The alignment requires the following input data:

  1. Raw sequencing data. Must be stored in POD5 format
  2. Basecalled data. Must be stored in a single BAM file, as produced by Dorado (Note that it must contain the move-table, so base-call with the --emit-moves flag!)

Usage examples are provided in Examples.

Required arguments

The following arguments are required:

Long flag Short flag Explanation Type
--pod5 -p Path(s) to one or more pod5 files and/or directories containing pod5 files (separate multiple paths by space) Path(s) (file or directory)
--bam -b Path to a bam file (as given by Dorado; must contain move tables for each read) Path (file)
--out -o Path to the output file. Must end with .parquet (recommended) or .jsonl depending on the wanted output format Path (file)

Optional arguments

The following arguments are the most relevant optional arguments for most users:

Long flag Short flag Explanation Type
--rna -r Whether the provided data is direct RNA sequencing data.
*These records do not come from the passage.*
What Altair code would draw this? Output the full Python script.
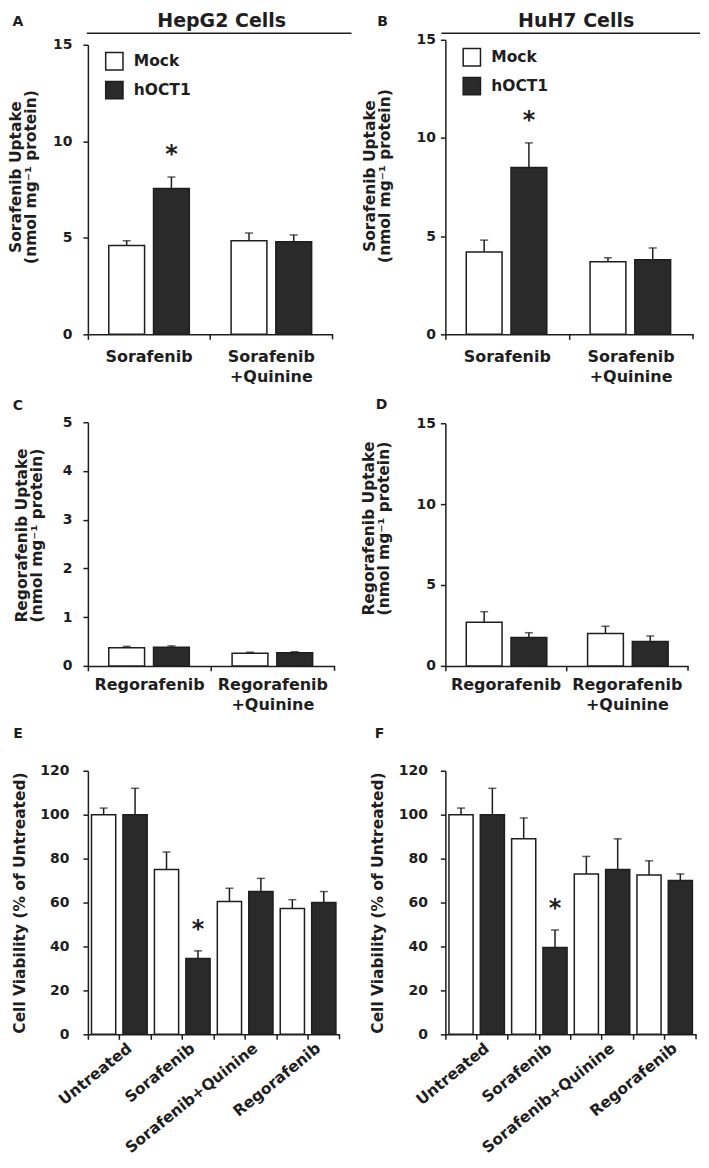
import altair as alt
import pandas as pd

FONT = "DejaVu Sans"
INK = "#1e1e1e"

groups = ["Mock", "hOCT1"]
group_colors = ["#ffffff", "#2a2a2a"]

# Panel A: HepG2, sorafenib uptake (nmol/mg protein)
a_cats = ["Sorafenib", "Sorafenib|+Quinine"]
a_mock = [4.60, 4.85]
a_mock_err = [0.25, 0.40]
a_hoct1 = [7.55, 4.80]
a_hoct1_err = [0.60, 0.35]
a_sig = [True, False]

# Panel B: HuH7, sorafenib uptake
b_cats = ["Sorafenib", "Sorafenib|+Quinine"]
b_mock = [4.20, 3.70]
b_mock_err = [0.60, 0.20]
b_hoct1 = [8.50, 3.80]
b_hoct1_err = [1.25, 0.60]
b_sig = [True, False]

# Panel C: HepG2, regorafenib uptake
c_cats = ["Regorafenib", "Regorafenib|+Quinine"]
c_mock = [0.37, 0.26]
c_mock_err = [0.03, 0.02]
c_hoct1 = [0.38, 0.27]
c_hoct1_err = [0.03, 0.02]

# Panel D: HuH7, regorafenib uptake
d_cats = ["Regorafenib", "Regorafenib|+Quinine"]
d_mock = [2.70, 2.00]
d_mock_err = [0.65, 0.45]
d_hoct1 = [1.75, 1.50]
d_hoct1_err = [0.30, 0.35]

# Panels E/F: cell viability (% of untreated)
via_cats = ["Untreated", "Sorafenib", "Sorafenib+Quinine", "Regorafenib"]
e_mock = [100, 75, 60.5, 57.3]
e_mock_err = [3, 8, 6, 4]
e_hoct1 = [100, 34.5, 65, 60]
e_hoct1_err = [12, 3.5, 6, 5]
e_sig = [False, True, False, False]

f_mock = [100, 89, 73, 72.5]
f_mock_err = [3, 9.5, 8, 6.5]
f_hoct1 = [100, 39.5, 75, 70]
f_hoct1_err = [12, 8, 14, 3]
f_sig = [False, True, False, False]

uptake_ticks_15 = [0, 5, 10, 15]
uptake_ticks_5 = [0, 1, 2, 3, 4, 5]
via_ticks = [0, 20, 40, 60, 80, 100, 120]

sor_title = ["Sorafenib Uptake", "(nmol mg\u207b\u00b9 protein)"]
reg_title = ["Regorafenib Uptake", "(nmol mg\u207b\u00b9 protein)"]
via_title = "Cell Viability (% of Untreated)"


def frame(cats, mock, mock_err, hoct1, hoct1_err, sig=None):
    sig = sig or [False] * len(cats)
    rows = []
    for i, c in enumerate(cats):
        for g, v, e, s in (("Mock", mock[i], mock_err[i], False),
                           ("hOCT1", hoct1[i], hoct1_err[i], sig[i])):
            rows.append({"cat": c, "group": g, "bar": f"{c}#{g}", "value": v,
                         "upper": v + e, "star": "*" if s else ""})
    return pd.DataFrame(rows)


def fill_enc(legend_y):
    leg = None
    if legend_y is not None:
        leg = alt.Legend(orient="none", legendX=17, legendY=legend_y, title=None,
                         symbolType="square", symbolSize=300, symbolStrokeColor=INK,
                         symbolStrokeWidth=1.5, labelFont=FONT, labelFontSize=15.5,
                         labelFontWeight="bold", labelColor=INK, labelOffset=10,
                         rowPadding=4, padding=0)
    return alt.Fill("group:N", sort=groups,
                     scale=alt.Scale(domain=groups, range=group_colors),
                     legend=leg)


def deco_layers(w, h, letter, letter_xy, header):
    out = []
    out.append(alt.Chart(pd.DataFrame({"t": [letter]})).mark_text(
        font=FONT, fontWeight="bold", fontSize=14, color=INK, align="center",
        baseline="middle").encode(x=alt.value(letter_xy[0]), y=alt.value(letter_xy[1]),
                                  text="t:N"))
    out.append(alt.Chart(pd.DataFrame({"t": [0]})).mark_rule(
        color=INK, strokeWidth=1.5).encode(x=alt.value(w), y=alt.value(h),
                                           y2=alt.value(h + 5)))
    if header is not None:
        text, tx, x1, x2 = header
        out.append(alt.Chart(pd.DataFrame({"t": [text]})).mark_text(
            font=FONT, fontWeight="bold", fontSize=19, color=INK, align="center",
            baseline="alphabetic").encode(x=alt.value(tx), y=alt.value(-12.5), text="t:N"))
        out.append(alt.Chart(pd.DataFrame({"t": [0]})).mark_rule(
            color=INK, strokeWidth=1.5).encode(x=alt.value(x1), x2=alt.value(x2),
                                               y=alt.value(-6.5)))
        # transparent spacer so the header text keeps its full ascent inside the page
        out.append(alt.Chart(pd.DataFrame({"t": [0]})).mark_rule(
            color="white", strokeWidth=1, opacity=0).encode(
                x=alt.value(tx - 5), x2=alt.value(tx + 5), y=alt.value(-30.5)))
    return out


def uptake_panel(df, cats, ymax, ticks, ytitle, w, h, top, lab_pad, title_pad,
                 title_y, xl_pad, letter, letter_xy, header=None, legend_y=None):
    x = alt.X("cat:N", sort=cats, scale=alt.Scale(paddingInner=0, paddingOuter=0),
              axis=alt.Axis(title=None, bandPosition=0,
                            labelAngle=0, labelAlign="center", labelBaseline="top",
                            labelPadding=xl_pad, labelLineHeight=20,
                            labelExpr="split(datum.label, '|')", labelOverlap=False,
                            labelFontSize=16))
    xo = alt.XOffset("group:N", sort=groups,
                     scale=alt.Scale(paddingInner=0.2, paddingOuter=0.467))
    y = alt.Y("value:Q", scale=alt.Scale(domain=[0, ymax], range=[h, top], nice=False),
              axis=alt.Axis(values=ticks, title=ytitle, titlePadding=title_pad,
                            titleY=title_y, labelPadding=lab_pad, format="d"))
    base = alt.Chart(df)
    bars = base.mark_bar(stroke=INK, strokeWidth=1.5).encode(
        x=x, xOffset=xo, y=y, fill=fill_enc(legend_y))
    err = base.mark_rule(color=INK, strokeWidth=1.5).encode(
        x=x, xOffset=xo, y=y, y2="upper:Q")
    cap = base.mark_tick(color=INK, thickness=1.5, size=8, orient="horizontal").encode(
        x=x, xOffset=xo, y=alt.Y("upper:Q"))
    layers = [bars, err, cap]
    if (df["star"] != "").any():
        layers.append(base.transform_filter("datum.star != ''").mark_text(
            font=FONT, fontWeight="bold", fontSize=24, color=INK, baseline="alphabetic",
            dy=-15).encode(x=x, xOffset=xo, y=alt.Y("upper:Q"), text="star:N"))
    layers += deco_layers(w, h, letter, letter_xy, header)
    return alt.layer(*layers).properties(width=w, height=h)


def viability_panel(df, w, h, top, lab_pad, title_pad, letter, letter_xy):
    keys = [f"{c}#{g}" for c in via_cats for g in groups]
    x = alt.X("bar:N", sort=keys, scale=alt.Scale(paddingInner=0, paddingOuter=0),
              axis=alt.Axis(title=None, bandPosition=0,
                            labelExpr="indexof(datum.label, '#hOCT1') > 0 ? split(datum.label, '#')[0] : ''",
                            labelAngle=-39, labelAlign="right", labelBaseline="top",
                            labelOffset=-(w / 16) + 6, labelPadding=1, labelOverlap=False,
                            labelFontSize=15.5))
    y = alt.Y("value:Q", scale=alt.Scale(domain=[0, 120], range=[h, top], nice=False),
              axis=alt.Axis(values=via_ticks, title=via_title, titlePadding=title_pad,
                            labelPadding=lab_pad, format="d"))
    base = alt.Chart(df)
    bars = base.mark_bar(width=alt.RelativeBandSize(0.77), stroke=INK,
                         strokeWidth=1.5).encode(x=x, y=y, fill=fill_enc(None))
    err = base.mark_rule(color=INK, strokeWidth=1.5).encode(x=x, y=y, y2="upper:Q")
    cap = base.mark_tick(color=INK, thickness=1.5, size=8, orient="horizontal").encode(
        x=x, y=alt.Y("upper:Q"))
    star = base.transform_filter("datum.star != ''").mark_text(
        font=FONT, fontWeight="bold", fontSize=24, color=INK, baseline="alphabetic",
        dy=-14).encode(x=x, y=alt.Y("upper:Q"), text="star:N")
    layers = [bars, err, cap, star] + deco_layers(w, h, letter, letter_xy, None)
    return alt.layer(*layers).properties(width=w, height=h)


A = uptake_panel(frame(a_cats, a_mock, a_mock_err, a_hoct1, a_hoct1_err, a_sig),
                 a_cats, 15, uptake_ticks_15, sor_title, 245, 295, 5, 11, 14, 137,
                 9, "A", (-70, -17.5),
                 header=("HepG2 Cells", 134, -1, 264), legend_y=12)
B = uptake_panel(frame(b_cats, b_mock, b_mock_err, b_hoct1, b_hoct1_err, b_sig),
                 b_cats, 15, uptake_ticks_15, sor_title, 248, 295, 0, 5, 23.5, 136,
                 9, "B", (-63, -17.5),
                 header=("HuH7 Cells", 131, -4, 255), legend_y=8)
C = uptake_panel(frame(c_cats, c_mock, c_mock_err, c_hoct1, c_hoct1_err),
                 c_cats, 5, uptake_ticks_5, reg_title, 247, 244, 0, 11, 18, 113,
                 6, "C", (-70, -16))
D = uptake_panel(frame(d_cats, d_mock, d_mock_err, d_hoct1, d_hoct1_err),
                 d_cats, 15, uptake_ticks_15, reg_title, 243, 244, 1, 5, 24, 106,
                 6, "D", (-64, -17))
E = viability_panel(frame(via_cats, e_mock, e_mock_err, e_hoct1, e_hoct1_err, e_sig),
                    252, 281, 17, 14, 12, "E", (-70, -20))
F = viability_panel(frame(via_cats, f_mock, f_mock_err, f_hoct1, f_hoct1_err, f_sig),
                    251, 281, 17, 13, 13, "F", (-66, -20))

chart = alt.concat(
    A, B, C, D, E, F, columns=2, spacing={"row": 88, "column": 106},
    align="each", bounds="flush"
).resolve_scale(fill="independent").resolve_legend(fill="independent").properties(
    padding=0
).configure_view(stroke=None).configure_axis(
    grid=False, domainColor=INK, domainWidth=1.5, tickColor=INK, tickWidth=1.5,
    tickSize=5, labelFont=FONT, labelFontWeight="bold", labelFontSize=14,
    labelColor=INK, titleFont=FONT, titleFontWeight="bold", titleFontSize=15.5,
    titleColor=INK, titleLineHeight=15
)

chart.save("out.html", embed_options={"renderer": "svg", "actions": False})
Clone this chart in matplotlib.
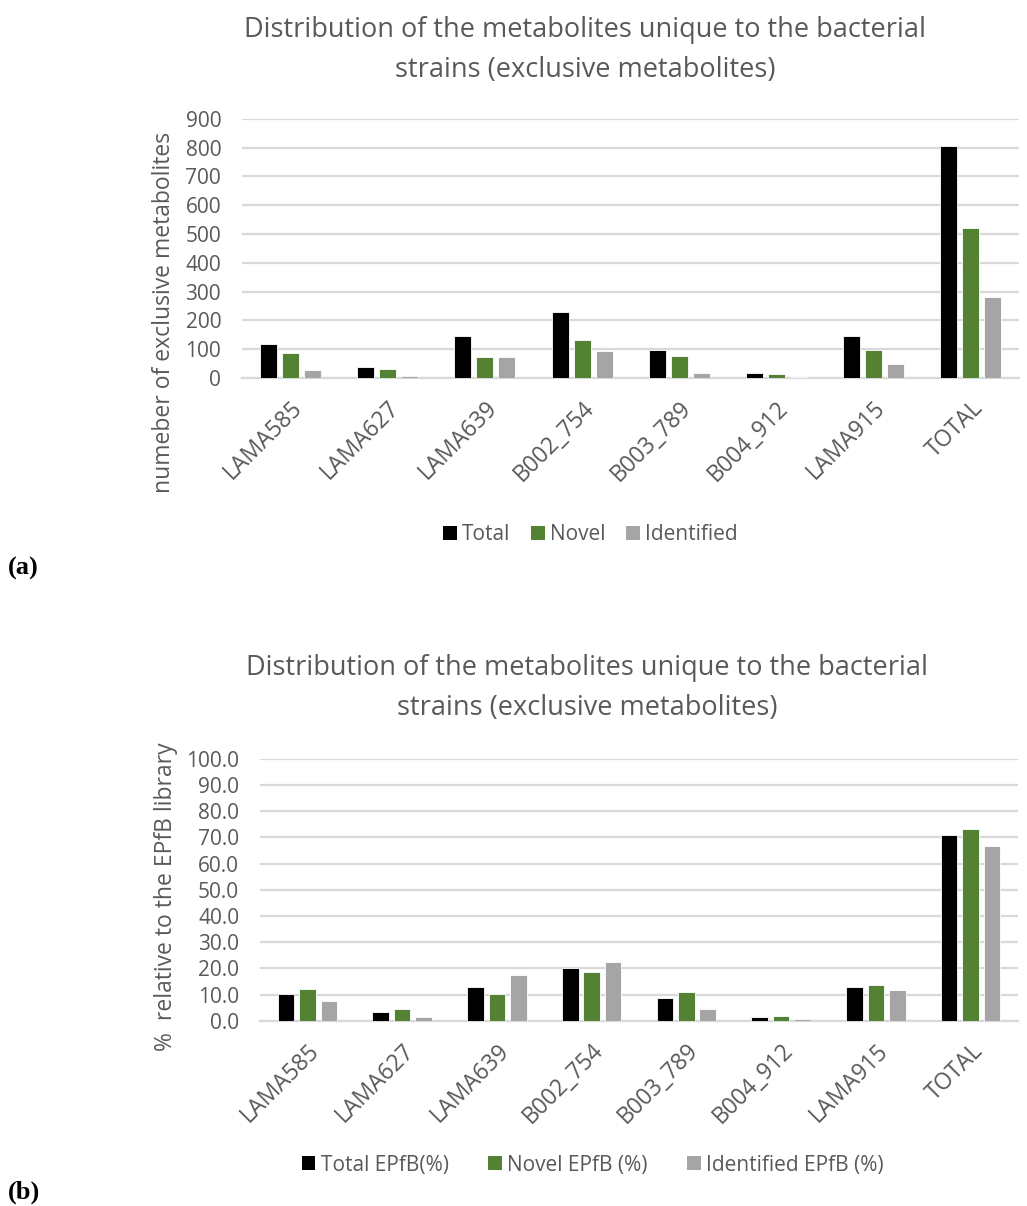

If set, the signal gets reversed for the alignment (dRNA signals are measured 3'-5') Flag
--kmer-table -k Path to a kmer level table. This is only required if no embedded kmer table can be matched to given data (more information) Path (file)
--alignment-type -a Which type(s) of alignment to generate. Can be 'query' (Default) to align the signal to the base-called sequence, 'reference' to align to the reference sequence (if mapped)or 'both' to do both. Enum (query, reference, both)
--threads -t Number of parallel threads to use. Default: 8 int
--force-overwrite -f If set and an output file already exists, this file will be overwritten. Raises an error otherwise Flag

For the sake of simplicity, the table shows only a subset of the optional arguments. For an overview of all arguments, see Command line arguments.

Output

The output format is determined by the file extension provided in the output file path. Available formats are Parquet (.parquet) and JSONL (.jsonl) format. Parquet format is recommended as it is more efficient due to compression and chunked writing/reading.

The exact output structure depends on the given values for the --alignment-type and --output-level flags. For a detailled overview on which columns are present with which settings, see Output formats.

Algorithm details

The sequence-to-signal alignment is calculated in a two step process. An initial alignment is set up from the move table generated during base-calling. Afterwards, the alignment can be refined in an iterative approach where the signal boundaries are shifted to minimize the distance between the observed and expected signal intensities.

For a detailed description of all steps, see Algorithm details.